- _What is expected_: Restate exactly the lines that run from the start of the records below to the line containing "ax.set_xticks(np.arange(-0.5, len(length_groups)), minor=True)", counting both ends, and nothing else; pictures stay out.

+ + + + + + +

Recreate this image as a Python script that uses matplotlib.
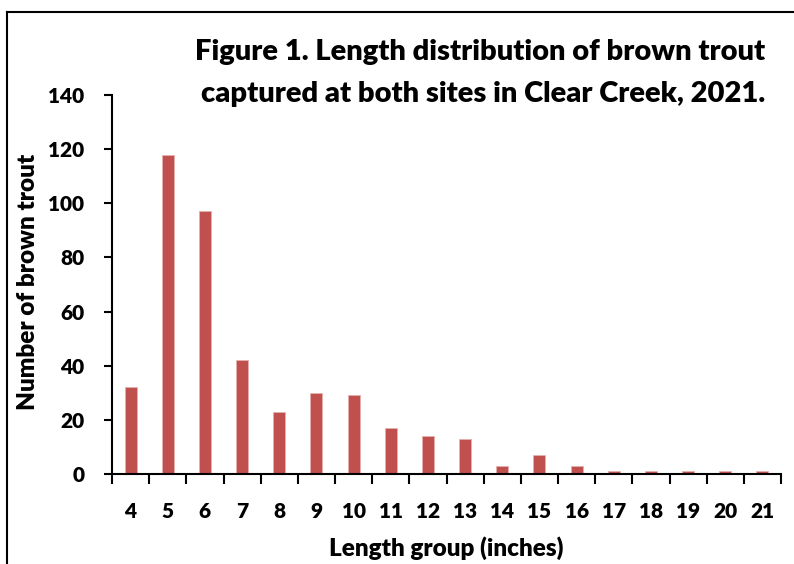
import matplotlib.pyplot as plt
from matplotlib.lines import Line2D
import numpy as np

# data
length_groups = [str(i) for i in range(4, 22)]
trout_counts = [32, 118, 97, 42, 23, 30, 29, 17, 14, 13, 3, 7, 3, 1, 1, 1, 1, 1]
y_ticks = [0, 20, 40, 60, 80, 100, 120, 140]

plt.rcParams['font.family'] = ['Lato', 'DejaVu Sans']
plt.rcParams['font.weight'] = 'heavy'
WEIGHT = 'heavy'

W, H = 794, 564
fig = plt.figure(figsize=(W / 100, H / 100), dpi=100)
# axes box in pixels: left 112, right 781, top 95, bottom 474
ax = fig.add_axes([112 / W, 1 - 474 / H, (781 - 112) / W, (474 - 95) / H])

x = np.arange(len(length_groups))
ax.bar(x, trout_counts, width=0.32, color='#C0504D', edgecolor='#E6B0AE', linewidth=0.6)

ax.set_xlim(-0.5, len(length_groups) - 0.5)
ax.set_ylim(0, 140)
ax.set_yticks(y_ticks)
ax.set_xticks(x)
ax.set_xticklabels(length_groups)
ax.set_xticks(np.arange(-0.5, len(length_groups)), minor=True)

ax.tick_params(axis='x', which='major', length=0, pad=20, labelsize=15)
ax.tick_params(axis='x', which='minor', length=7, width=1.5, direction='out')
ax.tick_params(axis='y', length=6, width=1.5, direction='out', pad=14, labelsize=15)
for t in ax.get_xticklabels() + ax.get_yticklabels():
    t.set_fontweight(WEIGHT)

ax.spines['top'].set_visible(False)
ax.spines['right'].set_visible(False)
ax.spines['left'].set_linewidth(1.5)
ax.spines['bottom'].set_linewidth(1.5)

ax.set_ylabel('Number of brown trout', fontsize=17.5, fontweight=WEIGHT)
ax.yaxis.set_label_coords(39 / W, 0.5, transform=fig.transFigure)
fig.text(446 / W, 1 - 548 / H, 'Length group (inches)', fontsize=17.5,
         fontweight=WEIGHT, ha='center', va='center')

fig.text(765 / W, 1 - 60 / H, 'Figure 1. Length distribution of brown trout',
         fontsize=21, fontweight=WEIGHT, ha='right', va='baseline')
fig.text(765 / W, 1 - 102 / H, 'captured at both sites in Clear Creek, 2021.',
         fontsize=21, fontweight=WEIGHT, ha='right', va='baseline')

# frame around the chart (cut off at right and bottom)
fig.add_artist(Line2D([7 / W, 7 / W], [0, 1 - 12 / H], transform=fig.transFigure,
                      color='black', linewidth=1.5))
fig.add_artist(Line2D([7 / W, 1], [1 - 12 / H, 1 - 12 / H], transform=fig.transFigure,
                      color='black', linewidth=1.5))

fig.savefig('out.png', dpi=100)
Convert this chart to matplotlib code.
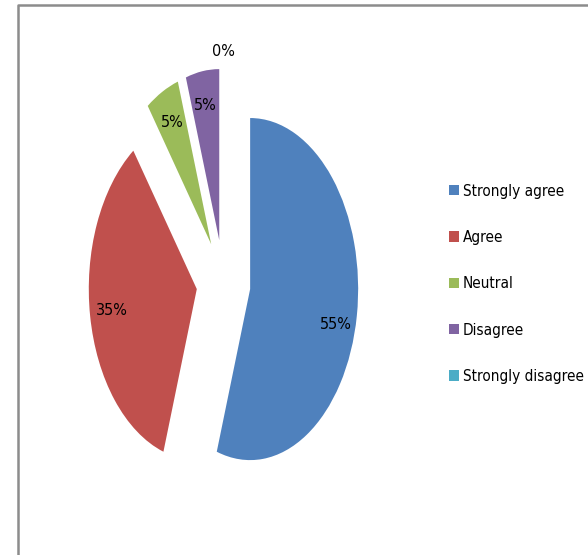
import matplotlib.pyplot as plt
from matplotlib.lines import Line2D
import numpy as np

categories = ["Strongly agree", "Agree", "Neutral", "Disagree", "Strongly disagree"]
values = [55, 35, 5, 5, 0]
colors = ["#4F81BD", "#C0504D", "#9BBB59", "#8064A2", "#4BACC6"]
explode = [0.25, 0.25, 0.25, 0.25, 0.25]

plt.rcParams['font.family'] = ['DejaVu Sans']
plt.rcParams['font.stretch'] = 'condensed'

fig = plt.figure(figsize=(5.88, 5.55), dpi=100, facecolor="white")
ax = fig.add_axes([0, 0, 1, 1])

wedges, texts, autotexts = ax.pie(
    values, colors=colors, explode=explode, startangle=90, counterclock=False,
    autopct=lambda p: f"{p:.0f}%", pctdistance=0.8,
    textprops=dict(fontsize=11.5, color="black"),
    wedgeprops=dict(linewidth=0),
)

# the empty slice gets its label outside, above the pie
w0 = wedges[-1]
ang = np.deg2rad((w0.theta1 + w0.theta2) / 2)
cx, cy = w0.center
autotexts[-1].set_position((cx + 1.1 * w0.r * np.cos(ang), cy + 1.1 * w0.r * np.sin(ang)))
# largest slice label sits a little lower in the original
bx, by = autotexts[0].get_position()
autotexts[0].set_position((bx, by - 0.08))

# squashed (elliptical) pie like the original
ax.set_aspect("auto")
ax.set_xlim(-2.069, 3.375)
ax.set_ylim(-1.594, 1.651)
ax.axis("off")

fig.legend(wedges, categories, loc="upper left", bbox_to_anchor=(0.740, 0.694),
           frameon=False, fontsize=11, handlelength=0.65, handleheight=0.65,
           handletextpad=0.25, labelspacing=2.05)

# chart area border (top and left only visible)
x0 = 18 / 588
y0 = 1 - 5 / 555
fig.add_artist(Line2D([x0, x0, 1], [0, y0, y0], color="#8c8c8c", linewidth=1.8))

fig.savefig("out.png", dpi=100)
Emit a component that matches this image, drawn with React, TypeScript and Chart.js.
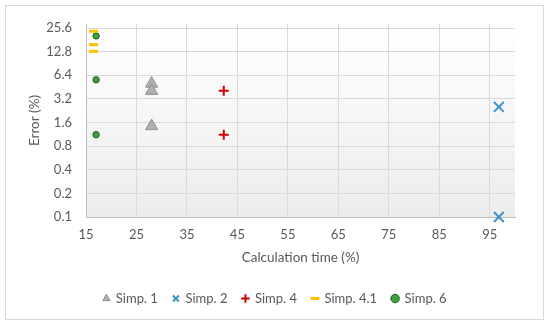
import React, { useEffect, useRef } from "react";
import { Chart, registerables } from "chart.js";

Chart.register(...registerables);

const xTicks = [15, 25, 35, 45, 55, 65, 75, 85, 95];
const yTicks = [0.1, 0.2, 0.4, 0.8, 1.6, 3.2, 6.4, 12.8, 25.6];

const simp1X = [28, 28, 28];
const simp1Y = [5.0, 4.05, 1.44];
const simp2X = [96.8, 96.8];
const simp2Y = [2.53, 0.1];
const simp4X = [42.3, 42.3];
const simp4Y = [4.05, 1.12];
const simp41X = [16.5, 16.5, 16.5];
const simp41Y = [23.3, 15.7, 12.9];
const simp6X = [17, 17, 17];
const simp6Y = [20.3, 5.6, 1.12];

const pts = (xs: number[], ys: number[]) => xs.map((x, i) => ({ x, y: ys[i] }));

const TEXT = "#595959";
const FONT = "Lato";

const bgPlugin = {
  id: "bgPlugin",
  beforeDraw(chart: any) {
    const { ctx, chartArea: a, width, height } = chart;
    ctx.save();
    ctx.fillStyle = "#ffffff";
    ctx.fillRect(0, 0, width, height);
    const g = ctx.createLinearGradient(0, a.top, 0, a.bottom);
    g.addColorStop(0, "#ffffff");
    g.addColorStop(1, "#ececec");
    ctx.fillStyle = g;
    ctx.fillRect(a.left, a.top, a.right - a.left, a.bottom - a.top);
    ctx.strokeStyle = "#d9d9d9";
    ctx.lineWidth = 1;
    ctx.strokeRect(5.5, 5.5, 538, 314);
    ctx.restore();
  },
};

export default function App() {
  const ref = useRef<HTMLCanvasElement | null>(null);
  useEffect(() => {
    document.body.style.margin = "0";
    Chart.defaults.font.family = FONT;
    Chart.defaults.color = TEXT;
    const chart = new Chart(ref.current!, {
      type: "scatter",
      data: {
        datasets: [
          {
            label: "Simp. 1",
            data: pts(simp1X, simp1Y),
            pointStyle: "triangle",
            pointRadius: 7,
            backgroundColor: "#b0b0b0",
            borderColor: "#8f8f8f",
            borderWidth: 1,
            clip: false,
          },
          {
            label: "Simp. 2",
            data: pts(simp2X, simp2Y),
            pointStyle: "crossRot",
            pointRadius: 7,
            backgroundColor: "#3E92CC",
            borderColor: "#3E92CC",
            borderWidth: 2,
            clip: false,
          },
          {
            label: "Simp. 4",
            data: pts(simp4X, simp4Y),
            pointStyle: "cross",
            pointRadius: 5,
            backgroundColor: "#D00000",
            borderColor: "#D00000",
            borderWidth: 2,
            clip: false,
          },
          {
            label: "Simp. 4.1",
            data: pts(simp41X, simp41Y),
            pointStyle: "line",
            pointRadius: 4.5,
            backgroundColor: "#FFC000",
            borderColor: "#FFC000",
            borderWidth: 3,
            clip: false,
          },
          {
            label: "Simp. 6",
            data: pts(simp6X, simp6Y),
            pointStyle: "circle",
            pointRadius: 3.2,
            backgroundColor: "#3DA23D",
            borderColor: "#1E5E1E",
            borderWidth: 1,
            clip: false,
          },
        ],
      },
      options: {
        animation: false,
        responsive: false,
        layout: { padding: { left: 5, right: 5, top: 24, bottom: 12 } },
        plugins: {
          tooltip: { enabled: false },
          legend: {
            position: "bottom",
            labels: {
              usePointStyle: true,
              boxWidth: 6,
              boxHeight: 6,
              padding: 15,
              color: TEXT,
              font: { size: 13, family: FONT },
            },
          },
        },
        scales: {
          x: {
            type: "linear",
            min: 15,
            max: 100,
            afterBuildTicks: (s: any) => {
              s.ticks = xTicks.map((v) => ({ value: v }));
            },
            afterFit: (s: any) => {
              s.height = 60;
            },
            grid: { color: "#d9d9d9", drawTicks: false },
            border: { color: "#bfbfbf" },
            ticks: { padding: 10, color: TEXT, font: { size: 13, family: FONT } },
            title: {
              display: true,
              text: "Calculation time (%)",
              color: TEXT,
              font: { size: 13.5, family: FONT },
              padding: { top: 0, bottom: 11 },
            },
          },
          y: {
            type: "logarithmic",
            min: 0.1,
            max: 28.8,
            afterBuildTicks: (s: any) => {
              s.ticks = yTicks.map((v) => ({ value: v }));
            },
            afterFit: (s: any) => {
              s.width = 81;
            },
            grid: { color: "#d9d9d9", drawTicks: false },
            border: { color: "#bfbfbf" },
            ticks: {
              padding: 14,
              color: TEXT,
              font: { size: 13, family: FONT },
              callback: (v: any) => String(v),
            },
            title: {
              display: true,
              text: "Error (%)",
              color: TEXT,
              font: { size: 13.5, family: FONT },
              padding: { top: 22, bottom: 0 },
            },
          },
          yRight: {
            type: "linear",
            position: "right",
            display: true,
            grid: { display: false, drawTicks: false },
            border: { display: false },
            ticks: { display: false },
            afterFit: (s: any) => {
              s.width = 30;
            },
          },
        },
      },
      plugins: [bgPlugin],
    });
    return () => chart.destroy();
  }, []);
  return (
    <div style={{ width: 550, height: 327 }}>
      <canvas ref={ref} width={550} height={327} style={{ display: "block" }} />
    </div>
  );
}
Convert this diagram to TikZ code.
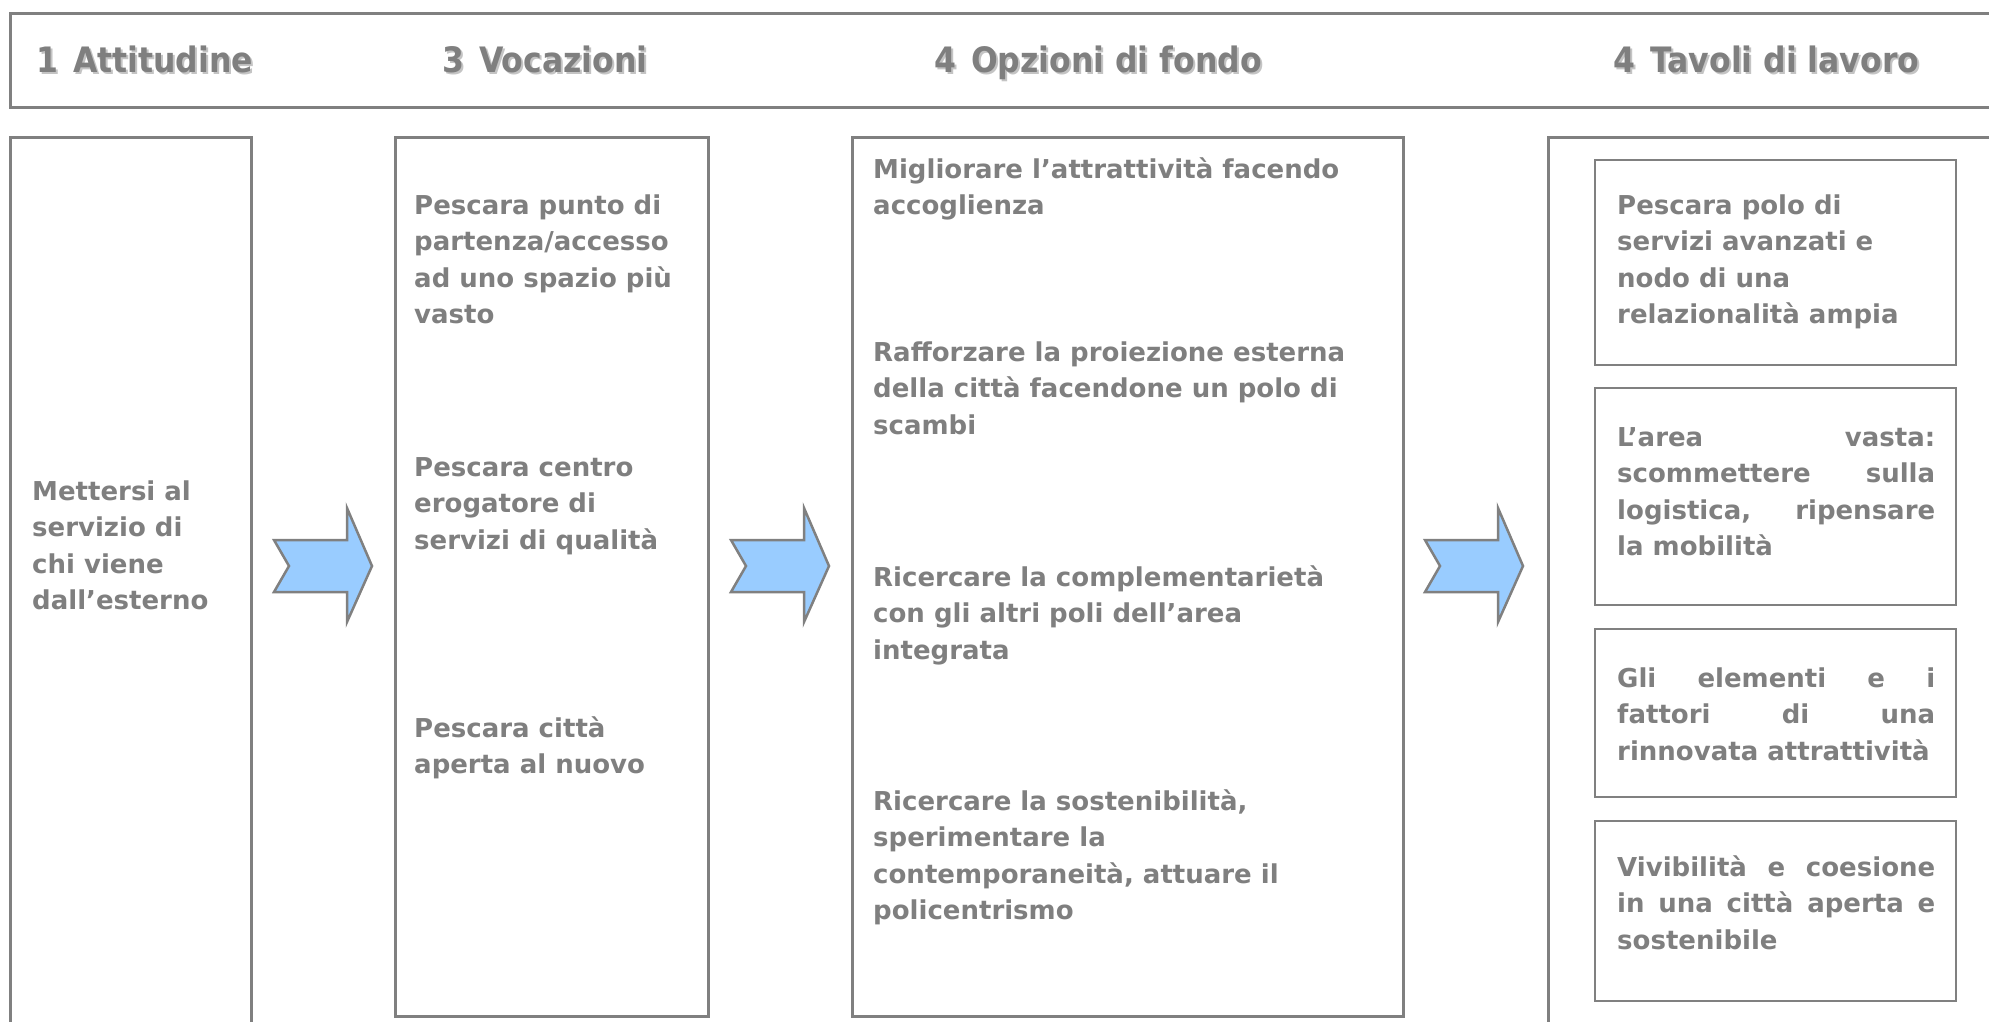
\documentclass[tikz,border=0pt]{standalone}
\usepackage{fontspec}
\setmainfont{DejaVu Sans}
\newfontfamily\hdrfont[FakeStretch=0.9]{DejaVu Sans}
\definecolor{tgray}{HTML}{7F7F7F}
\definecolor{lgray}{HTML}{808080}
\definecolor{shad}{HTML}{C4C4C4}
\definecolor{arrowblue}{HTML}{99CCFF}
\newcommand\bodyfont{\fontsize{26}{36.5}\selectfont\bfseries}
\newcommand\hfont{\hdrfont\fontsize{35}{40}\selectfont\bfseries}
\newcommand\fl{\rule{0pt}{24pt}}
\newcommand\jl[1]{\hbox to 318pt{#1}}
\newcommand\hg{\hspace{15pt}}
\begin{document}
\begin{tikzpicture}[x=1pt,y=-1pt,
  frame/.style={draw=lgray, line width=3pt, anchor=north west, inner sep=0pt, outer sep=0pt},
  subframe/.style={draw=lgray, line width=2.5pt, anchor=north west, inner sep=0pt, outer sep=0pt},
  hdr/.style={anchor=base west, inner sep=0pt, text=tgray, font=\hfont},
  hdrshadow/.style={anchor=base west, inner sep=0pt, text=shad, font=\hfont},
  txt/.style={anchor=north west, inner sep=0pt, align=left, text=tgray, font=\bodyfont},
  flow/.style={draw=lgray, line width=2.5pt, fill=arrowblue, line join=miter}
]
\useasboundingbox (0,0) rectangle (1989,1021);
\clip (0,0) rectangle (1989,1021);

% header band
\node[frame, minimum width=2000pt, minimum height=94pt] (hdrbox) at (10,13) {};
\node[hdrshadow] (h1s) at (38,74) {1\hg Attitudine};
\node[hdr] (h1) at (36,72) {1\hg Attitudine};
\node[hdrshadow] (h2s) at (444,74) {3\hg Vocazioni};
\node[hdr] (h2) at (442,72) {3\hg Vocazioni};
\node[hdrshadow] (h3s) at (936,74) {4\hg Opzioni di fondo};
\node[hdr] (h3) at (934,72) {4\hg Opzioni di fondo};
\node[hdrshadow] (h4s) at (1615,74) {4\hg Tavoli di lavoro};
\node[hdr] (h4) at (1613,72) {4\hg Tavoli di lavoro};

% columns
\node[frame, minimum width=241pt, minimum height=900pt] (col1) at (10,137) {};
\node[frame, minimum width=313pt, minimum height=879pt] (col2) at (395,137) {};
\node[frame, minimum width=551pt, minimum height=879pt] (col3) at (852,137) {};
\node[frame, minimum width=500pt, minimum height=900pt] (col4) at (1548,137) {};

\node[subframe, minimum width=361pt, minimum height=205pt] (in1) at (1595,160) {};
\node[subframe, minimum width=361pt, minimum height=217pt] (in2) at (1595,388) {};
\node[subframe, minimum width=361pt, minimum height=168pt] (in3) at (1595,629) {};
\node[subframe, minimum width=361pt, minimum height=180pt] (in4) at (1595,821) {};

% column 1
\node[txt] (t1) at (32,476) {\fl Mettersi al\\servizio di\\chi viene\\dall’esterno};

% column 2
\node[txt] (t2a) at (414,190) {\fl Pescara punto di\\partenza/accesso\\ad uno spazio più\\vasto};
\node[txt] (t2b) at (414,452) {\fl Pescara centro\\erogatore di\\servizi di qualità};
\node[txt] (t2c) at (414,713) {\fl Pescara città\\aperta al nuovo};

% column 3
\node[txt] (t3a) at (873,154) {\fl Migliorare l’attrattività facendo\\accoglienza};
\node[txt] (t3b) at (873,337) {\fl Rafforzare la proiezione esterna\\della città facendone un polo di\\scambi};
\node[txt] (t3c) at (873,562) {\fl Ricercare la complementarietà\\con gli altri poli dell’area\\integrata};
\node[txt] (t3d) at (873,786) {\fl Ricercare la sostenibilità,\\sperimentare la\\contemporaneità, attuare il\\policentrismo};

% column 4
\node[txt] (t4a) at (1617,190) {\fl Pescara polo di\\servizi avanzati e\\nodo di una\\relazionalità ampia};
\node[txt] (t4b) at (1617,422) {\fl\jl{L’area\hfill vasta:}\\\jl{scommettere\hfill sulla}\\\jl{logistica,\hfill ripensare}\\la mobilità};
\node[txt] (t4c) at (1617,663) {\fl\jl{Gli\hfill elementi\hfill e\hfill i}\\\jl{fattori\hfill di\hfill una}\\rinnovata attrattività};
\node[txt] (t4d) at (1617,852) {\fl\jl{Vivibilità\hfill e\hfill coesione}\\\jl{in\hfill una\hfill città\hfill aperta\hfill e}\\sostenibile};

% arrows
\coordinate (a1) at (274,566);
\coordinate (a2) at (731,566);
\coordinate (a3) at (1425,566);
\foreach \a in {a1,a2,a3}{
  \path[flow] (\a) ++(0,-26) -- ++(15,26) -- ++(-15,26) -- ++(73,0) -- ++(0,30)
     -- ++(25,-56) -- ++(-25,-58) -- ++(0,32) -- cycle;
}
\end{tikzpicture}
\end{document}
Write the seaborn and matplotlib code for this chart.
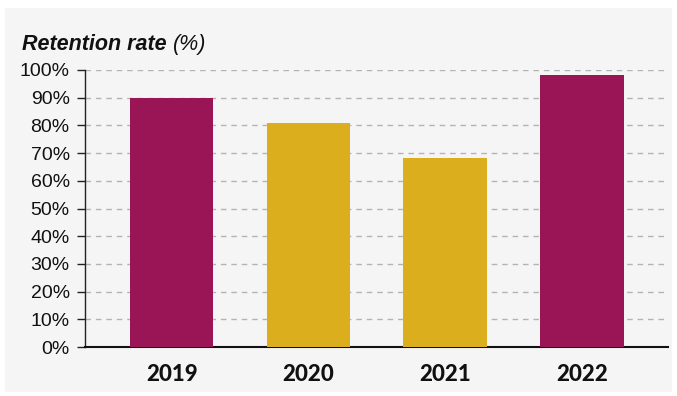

+ + + + + + +

- _Task response_:
Recreate this image as a Python script that uses matplotlib.
import matplotlib.pyplot as plt
from matplotlib.lines import Line2D
import numpy as np

# data
length_groups = [str(i) for i in range(4, 22)]
trout_counts = [32, 118, 97, 42, 23, 30, 29, 17, 14, 13, 3, 7, 3, 1, 1, 1, 1, 1]
y_ticks = [0, 20, 40, 60, 80, 100, 120, 140]

plt.rcParams['font.family'] = ['Lato', 'DejaVu Sans']
plt.rcParams['font.weight'] = 'heavy'
WEIGHT = 'heavy'

W, H = 794, 564
fig = plt.figure(figsize=(W / 100, H / 100), dpi=100)
# axes box in pixels: left 112, right 781, top 95, bottom 474
ax = fig.add_axes([112 / W, 1 - 474 / H, (781 - 112) / W, (474 - 95) / H])

x = np.arange(len(length_groups))
ax.bar(x, trout_counts, width=0.32, color='#C0504D', edgecolor='#E6B0AE', linewidth=0.6)

ax.set_xlim(-0.5, len(length_groups) - 0.5)
ax.set_ylim(0, 140)
ax.set_yticks(y_ticks)
ax.set_xticks(x)
ax.set_xticklabels(length_groups)
ax.set_xticks(np.arange(-0.5, len(length_groups)), minor=True)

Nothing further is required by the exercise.